Current yields vary by the type of security, the quality of the issuer, the length of time until maturity, and in some cases, conditions in a particular industry. Interest Rate Expectations, mainly short term, stir the pot and keep things interesting. Yields will vary considerably between type, and right now are between about 1/20 of 1% for no risk money market funds to between 6% and 8% for oil royalty trusts. Quite a differential.
6. Did you say 6% to 8% --- how is that possible?
It's more than possible, it's routine. Commodity based trusts have always paid higher yields than their more secure counterparts. It's a function of perceived long term risk vs. current cash flow. REITs are impacted similarly; you can imagine how much pain there was in that sector during the financial crisis.
You don't hear too much about this type of investing for what I consider to be selfish reasons on the part of many professional advisors.

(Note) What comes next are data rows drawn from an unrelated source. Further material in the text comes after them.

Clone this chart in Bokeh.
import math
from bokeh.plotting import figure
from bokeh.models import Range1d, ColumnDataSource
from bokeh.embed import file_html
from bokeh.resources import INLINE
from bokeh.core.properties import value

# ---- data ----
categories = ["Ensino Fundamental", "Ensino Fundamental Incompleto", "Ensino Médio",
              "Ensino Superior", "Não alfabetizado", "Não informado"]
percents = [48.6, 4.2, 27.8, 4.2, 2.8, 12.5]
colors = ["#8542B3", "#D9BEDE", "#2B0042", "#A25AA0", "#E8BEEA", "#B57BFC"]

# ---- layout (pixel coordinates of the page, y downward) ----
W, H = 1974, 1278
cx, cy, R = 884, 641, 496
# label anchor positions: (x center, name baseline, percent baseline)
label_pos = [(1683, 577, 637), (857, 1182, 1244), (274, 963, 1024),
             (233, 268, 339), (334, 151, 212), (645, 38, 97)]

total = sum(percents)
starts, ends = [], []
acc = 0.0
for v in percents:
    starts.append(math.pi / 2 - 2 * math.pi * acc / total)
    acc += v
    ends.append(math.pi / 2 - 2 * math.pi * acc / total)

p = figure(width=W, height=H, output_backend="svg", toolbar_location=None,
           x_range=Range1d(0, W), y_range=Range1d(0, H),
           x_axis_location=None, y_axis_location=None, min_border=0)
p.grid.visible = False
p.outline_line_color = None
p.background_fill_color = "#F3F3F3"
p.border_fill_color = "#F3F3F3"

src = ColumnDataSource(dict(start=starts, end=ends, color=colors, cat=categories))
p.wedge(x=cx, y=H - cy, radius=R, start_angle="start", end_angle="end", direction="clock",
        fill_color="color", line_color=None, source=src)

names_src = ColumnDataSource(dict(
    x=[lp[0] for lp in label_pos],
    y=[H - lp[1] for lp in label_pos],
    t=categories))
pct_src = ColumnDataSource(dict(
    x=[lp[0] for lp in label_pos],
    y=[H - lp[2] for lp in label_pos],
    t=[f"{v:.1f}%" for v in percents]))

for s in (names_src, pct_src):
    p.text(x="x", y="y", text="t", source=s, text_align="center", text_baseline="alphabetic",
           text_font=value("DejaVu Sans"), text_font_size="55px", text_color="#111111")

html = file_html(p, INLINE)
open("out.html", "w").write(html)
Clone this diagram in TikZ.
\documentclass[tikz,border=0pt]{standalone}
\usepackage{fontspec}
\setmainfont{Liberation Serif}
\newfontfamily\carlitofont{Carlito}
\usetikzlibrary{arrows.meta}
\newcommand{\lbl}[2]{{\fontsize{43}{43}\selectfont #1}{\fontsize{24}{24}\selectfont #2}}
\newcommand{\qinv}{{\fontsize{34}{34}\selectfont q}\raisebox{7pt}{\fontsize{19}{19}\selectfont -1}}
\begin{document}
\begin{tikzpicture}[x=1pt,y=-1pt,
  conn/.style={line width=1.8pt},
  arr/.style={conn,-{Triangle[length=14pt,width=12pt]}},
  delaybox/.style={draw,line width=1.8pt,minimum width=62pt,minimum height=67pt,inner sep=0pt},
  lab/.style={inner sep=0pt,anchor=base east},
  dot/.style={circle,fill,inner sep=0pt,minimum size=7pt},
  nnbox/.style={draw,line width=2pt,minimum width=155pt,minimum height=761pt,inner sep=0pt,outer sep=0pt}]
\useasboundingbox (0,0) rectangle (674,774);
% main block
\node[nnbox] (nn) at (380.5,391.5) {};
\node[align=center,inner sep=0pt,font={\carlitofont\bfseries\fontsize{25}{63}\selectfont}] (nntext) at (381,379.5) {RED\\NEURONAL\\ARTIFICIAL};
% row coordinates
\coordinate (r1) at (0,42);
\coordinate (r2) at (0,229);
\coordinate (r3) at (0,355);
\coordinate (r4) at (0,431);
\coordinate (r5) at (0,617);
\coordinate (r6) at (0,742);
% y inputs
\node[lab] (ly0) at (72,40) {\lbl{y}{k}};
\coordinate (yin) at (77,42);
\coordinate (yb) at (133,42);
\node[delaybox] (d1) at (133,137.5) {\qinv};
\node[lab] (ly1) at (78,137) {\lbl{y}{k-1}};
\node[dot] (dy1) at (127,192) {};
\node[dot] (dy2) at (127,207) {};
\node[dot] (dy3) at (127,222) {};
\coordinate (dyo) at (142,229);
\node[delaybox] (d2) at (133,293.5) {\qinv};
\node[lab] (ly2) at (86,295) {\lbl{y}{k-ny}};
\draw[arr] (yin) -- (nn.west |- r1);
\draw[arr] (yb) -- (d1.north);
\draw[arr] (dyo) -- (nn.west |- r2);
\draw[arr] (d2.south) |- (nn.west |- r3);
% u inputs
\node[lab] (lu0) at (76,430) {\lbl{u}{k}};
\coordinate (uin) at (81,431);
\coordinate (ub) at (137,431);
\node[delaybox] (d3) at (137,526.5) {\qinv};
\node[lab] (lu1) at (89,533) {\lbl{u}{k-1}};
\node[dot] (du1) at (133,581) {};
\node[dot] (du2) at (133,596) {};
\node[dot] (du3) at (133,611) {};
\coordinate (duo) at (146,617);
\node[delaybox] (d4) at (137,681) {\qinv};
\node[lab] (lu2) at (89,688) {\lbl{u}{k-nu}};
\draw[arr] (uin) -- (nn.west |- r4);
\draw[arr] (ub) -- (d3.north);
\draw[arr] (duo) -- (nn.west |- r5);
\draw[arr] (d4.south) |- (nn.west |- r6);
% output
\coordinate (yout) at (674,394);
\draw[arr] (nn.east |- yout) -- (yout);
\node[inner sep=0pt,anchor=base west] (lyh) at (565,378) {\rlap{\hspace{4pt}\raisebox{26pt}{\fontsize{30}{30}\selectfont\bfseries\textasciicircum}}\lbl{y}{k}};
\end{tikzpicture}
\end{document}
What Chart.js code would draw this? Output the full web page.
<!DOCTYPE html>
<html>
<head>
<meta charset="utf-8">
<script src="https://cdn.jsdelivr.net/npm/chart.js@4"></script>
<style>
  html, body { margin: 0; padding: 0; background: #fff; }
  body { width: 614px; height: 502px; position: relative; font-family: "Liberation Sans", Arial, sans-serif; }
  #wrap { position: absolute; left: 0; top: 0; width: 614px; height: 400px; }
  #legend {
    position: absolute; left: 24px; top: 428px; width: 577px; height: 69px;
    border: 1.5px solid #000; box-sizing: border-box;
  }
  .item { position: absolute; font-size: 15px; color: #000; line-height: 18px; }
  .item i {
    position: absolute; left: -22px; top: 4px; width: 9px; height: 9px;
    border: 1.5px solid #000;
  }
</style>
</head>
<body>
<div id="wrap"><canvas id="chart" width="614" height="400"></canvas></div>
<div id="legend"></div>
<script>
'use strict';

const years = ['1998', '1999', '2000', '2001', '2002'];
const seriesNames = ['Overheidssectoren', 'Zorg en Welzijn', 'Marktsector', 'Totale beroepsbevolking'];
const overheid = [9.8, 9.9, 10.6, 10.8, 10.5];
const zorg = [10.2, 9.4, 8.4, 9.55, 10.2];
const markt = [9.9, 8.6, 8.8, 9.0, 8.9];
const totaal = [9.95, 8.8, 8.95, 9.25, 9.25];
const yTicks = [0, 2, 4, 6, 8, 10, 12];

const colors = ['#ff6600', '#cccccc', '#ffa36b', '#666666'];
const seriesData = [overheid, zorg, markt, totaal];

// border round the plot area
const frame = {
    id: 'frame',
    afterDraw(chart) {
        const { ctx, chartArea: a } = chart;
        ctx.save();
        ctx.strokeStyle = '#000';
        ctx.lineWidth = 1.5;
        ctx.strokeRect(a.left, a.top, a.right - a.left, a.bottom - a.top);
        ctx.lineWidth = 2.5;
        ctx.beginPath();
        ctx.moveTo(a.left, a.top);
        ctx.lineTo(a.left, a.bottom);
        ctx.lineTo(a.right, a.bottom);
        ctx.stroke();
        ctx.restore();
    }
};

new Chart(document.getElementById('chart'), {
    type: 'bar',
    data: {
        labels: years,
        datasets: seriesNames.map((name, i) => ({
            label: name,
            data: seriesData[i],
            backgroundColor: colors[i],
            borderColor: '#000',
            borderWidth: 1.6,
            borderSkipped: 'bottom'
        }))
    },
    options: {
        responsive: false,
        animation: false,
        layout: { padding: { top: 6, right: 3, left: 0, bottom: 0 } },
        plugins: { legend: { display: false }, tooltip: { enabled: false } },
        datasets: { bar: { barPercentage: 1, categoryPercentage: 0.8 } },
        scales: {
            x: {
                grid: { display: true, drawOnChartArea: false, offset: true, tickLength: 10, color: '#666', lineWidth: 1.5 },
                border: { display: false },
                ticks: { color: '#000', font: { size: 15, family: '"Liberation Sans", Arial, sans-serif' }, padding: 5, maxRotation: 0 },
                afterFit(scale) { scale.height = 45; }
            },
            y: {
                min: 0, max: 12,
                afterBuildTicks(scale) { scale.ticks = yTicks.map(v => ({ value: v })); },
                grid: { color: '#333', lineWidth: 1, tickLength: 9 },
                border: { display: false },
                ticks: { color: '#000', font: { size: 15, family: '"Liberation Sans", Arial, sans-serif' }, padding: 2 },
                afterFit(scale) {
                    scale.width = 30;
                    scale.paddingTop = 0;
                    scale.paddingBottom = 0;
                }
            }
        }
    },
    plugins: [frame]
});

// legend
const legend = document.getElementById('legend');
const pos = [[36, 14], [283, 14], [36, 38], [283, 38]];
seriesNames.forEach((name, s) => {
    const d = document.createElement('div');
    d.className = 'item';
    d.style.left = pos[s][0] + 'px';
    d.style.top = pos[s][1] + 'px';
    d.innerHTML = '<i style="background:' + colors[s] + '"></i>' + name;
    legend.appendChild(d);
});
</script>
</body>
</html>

Similarly, Municipal Bond Closed End Funds have paid a steady rate above 6% Federally Tax Free before, during, and since the financial crisis. How many of your listeners do you think were aware of such investment opportunities?
But let's back up just a bit and consider why this important info has been withheld. It goes back to another area of "Brainwashing" --- the idea that the market value "performance" of income-purpose securities can be analyzed with the same math that is applied to equity securities --- and the lucrative business it is for the major brokerage firms to sell individual bonds and Preferred Stocks, particularly new issues.